Collected data entries:
• • • • •

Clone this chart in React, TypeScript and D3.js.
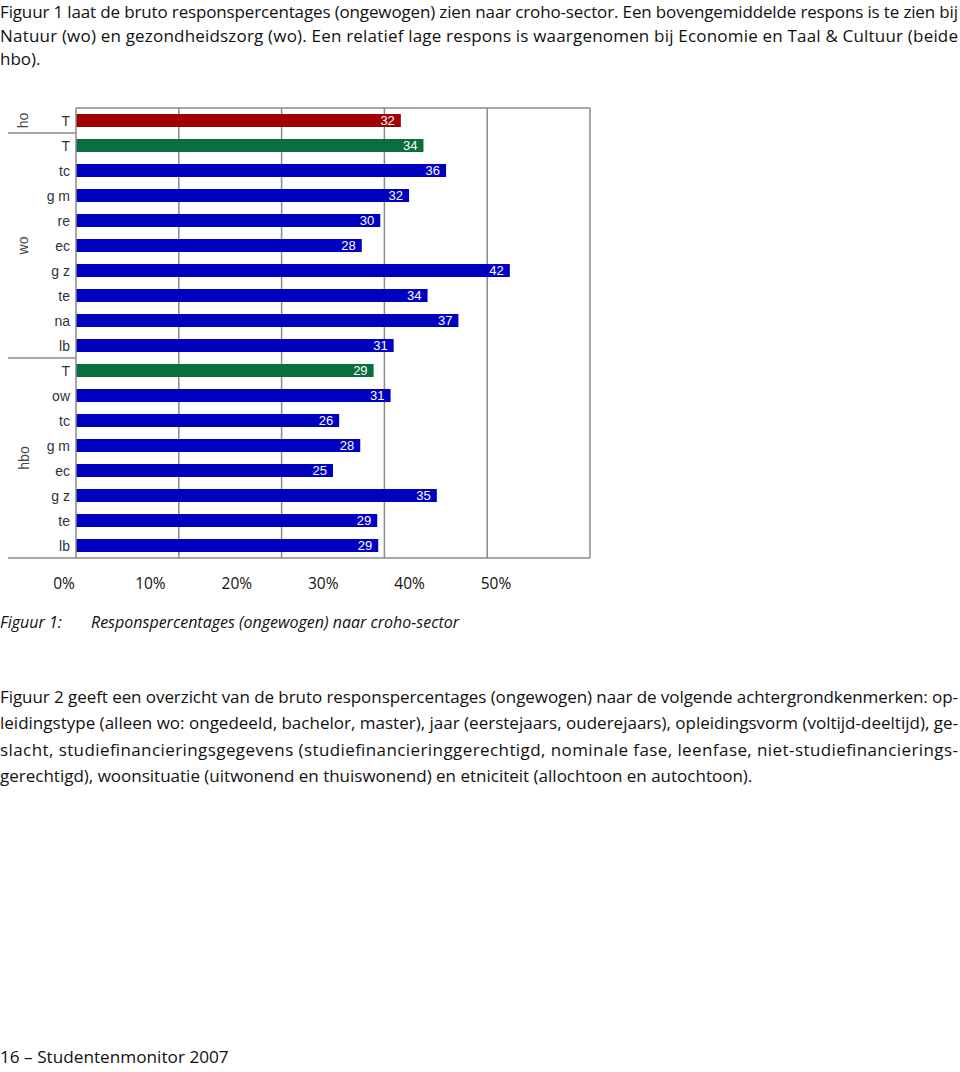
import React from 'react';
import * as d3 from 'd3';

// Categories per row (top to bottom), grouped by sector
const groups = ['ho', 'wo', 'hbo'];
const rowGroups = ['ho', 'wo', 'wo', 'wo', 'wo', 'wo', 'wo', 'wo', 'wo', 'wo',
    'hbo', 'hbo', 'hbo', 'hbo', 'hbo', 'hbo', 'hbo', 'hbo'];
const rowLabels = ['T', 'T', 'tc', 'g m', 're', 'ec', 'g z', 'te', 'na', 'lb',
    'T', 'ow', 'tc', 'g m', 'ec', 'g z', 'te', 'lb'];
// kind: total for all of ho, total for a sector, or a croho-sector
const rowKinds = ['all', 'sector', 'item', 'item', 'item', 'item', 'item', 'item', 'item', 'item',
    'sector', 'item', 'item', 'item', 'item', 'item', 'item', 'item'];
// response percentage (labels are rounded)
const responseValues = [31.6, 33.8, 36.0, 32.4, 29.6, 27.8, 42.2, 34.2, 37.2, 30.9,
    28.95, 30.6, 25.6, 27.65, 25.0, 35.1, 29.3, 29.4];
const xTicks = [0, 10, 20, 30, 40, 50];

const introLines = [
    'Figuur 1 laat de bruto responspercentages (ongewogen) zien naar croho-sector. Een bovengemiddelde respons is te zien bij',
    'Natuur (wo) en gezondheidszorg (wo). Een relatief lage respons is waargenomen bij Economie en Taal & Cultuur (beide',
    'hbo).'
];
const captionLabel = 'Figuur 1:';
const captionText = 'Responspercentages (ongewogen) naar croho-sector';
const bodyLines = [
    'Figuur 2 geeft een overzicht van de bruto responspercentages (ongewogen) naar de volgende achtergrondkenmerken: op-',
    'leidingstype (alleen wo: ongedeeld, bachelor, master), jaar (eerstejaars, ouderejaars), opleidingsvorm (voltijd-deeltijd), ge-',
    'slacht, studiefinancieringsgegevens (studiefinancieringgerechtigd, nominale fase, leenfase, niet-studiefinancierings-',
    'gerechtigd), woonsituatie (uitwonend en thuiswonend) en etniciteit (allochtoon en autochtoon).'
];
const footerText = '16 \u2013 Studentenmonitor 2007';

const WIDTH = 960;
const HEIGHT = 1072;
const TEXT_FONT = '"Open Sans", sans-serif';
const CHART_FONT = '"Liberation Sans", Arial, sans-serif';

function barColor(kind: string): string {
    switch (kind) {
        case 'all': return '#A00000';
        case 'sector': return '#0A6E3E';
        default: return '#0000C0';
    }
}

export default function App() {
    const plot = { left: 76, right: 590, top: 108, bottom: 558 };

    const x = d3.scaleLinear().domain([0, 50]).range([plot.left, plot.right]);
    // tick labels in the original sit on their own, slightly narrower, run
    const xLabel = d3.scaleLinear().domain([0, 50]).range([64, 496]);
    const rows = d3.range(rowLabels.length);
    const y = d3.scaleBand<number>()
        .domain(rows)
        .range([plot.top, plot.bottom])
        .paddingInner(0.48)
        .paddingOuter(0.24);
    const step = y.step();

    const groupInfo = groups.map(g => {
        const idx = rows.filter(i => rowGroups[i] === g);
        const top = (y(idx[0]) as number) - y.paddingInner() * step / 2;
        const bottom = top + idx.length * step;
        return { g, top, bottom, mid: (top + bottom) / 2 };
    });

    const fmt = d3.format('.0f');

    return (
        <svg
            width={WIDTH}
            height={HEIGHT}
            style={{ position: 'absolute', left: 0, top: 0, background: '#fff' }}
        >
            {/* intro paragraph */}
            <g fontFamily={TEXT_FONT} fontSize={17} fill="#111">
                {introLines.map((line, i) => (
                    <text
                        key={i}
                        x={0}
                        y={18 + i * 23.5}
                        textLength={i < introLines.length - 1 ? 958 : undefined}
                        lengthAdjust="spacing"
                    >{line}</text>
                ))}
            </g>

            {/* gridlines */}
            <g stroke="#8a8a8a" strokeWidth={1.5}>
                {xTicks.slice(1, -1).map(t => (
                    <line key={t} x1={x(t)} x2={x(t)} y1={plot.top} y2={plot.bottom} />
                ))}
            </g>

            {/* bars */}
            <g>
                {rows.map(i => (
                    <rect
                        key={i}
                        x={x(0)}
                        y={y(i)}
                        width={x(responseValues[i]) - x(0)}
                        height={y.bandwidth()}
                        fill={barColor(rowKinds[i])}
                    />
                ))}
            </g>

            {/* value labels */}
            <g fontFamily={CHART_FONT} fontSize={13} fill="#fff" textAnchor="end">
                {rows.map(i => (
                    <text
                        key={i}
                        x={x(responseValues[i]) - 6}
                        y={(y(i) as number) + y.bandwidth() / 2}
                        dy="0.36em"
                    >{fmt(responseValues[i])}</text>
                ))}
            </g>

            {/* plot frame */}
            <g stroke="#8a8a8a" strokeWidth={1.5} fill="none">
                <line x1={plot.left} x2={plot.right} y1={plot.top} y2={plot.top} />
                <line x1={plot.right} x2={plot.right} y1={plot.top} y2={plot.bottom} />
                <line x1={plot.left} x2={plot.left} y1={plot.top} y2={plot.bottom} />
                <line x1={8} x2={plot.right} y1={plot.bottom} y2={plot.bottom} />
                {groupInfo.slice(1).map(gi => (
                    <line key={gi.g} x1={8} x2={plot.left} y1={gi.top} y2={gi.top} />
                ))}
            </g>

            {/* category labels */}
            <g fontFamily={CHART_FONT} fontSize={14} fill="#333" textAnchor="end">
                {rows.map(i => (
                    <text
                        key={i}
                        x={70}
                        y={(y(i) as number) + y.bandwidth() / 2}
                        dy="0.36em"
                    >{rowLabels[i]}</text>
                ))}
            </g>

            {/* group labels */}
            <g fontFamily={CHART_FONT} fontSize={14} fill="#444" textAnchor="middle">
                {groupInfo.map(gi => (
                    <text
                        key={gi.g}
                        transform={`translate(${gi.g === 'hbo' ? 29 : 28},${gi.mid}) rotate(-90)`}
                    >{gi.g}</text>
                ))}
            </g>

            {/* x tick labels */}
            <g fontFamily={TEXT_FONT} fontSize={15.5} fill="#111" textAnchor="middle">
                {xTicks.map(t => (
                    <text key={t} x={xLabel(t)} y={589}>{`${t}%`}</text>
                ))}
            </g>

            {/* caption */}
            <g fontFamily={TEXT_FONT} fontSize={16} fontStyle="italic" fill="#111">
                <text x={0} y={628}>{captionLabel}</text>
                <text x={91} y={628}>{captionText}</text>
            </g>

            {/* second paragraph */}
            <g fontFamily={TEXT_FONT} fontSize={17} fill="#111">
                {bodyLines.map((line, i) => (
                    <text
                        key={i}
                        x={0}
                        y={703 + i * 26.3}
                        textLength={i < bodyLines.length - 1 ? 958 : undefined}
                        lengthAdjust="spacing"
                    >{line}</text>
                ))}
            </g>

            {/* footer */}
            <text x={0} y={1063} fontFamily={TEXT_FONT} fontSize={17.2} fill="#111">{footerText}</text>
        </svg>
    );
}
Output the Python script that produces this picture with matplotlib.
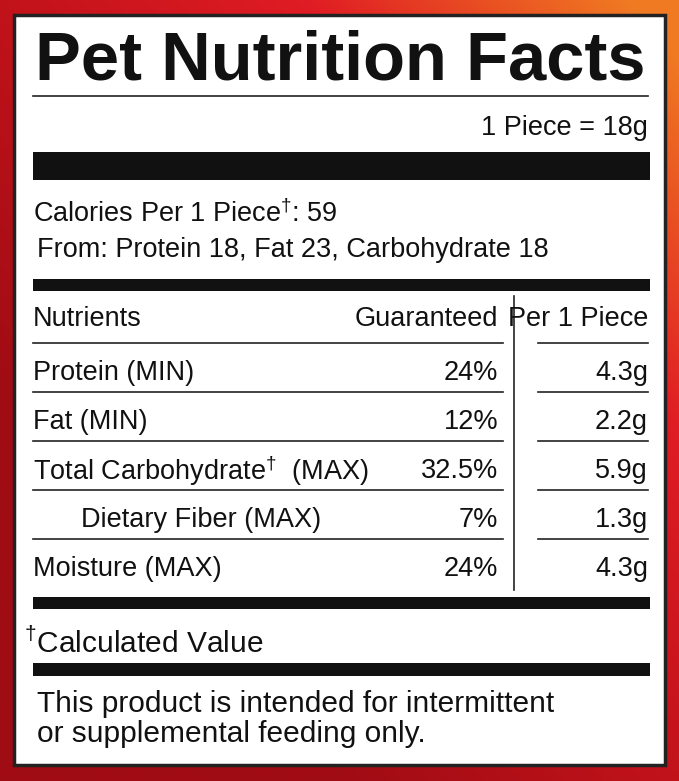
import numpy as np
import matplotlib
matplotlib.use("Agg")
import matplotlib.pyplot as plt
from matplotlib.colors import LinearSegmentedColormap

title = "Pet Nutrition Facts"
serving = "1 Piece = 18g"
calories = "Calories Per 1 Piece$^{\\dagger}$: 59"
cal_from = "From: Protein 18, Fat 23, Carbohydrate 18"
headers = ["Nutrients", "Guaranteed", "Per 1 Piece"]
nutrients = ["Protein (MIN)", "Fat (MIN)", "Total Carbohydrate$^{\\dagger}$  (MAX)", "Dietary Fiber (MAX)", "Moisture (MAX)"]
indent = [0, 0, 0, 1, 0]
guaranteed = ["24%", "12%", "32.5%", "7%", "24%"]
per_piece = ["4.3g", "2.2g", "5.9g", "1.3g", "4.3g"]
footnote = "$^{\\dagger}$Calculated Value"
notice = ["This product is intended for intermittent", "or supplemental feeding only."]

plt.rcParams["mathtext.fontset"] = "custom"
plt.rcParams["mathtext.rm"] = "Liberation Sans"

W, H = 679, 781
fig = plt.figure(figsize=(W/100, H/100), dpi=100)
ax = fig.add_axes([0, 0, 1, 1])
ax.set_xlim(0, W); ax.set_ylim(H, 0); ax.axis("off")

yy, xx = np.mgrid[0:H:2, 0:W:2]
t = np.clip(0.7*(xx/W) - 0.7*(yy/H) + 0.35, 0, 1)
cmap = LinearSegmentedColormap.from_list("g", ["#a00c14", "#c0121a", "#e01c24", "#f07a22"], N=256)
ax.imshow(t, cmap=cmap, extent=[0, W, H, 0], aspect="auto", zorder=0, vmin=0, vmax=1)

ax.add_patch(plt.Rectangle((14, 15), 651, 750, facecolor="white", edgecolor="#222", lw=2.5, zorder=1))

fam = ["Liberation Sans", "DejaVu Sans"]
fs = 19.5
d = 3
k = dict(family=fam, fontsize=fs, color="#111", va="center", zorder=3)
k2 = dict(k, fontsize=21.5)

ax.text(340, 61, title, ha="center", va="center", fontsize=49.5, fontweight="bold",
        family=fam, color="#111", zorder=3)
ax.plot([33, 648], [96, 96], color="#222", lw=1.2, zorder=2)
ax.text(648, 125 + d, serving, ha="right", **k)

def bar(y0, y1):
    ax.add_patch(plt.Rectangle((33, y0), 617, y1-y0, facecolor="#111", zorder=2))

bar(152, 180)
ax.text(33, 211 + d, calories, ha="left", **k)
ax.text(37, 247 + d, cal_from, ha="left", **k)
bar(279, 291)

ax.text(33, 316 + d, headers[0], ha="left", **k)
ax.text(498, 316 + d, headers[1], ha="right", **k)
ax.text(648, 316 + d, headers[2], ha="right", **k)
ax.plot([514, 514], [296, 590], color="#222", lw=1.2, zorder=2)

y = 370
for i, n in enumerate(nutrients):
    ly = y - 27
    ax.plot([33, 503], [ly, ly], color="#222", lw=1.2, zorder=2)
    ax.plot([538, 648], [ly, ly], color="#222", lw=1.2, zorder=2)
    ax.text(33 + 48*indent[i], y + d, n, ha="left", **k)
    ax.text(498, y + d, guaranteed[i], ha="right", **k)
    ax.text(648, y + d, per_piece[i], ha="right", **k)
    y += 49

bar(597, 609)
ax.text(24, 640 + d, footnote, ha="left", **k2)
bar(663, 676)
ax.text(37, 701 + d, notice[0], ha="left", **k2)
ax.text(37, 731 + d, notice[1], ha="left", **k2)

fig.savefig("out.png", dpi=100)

• • • • •

## What you need to do
From the records above, extract the lines from the one holding "Output the Python" through the one holding "ax.set_xlim(0, W); ax.set_ylim(H, 0);", word for word; omit the pictures.

## Exercise response
Output the Python script that produces this picture with matplotlib.
import numpy as np
import matplotlib
matplotlib.use("Agg")
import matplotlib.pyplot as plt
from matplotlib.colors import LinearSegmentedColormap

title = "Pet Nutrition Facts"
serving = "1 Piece = 18g"
calories = "Calories Per 1 Piece$^{\\dagger}$: 59"
cal_from = "From: Protein 18, Fat 23, Carbohydrate 18"
headers = ["Nutrients", "Guaranteed", "Per 1 Piece"]
nutrients = ["Protein (MIN)", "Fat (MIN)", "Total Carbohydrate$^{\\dagger}$  (MAX)", "Dietary Fiber (MAX)", "Moisture (MAX)"]
indent = [0, 0, 0, 1, 0]
guaranteed = ["24%", "12%", "32.5%", "7%", "24%"]
per_piece = ["4.3g", "2.2g", "5.9g", "1.3g", "4.3g"]
footnote = "$^{\\dagger}$Calculated Value"
notice = ["This product is intended for intermittent", "or supplemental feeding only."]

plt.rcParams["mathtext.fontset"] = "custom"
plt.rcParams["mathtext.rm"] = "Liberation Sans"

W, H = 679, 781
fig = plt.figure(figsize=(W/100, H/100), dpi=100)
ax = fig.add_axes([0, 0, 1, 1])
ax.set_xlim(0, W); ax.set_ylim(H, 0); ax.axis("off")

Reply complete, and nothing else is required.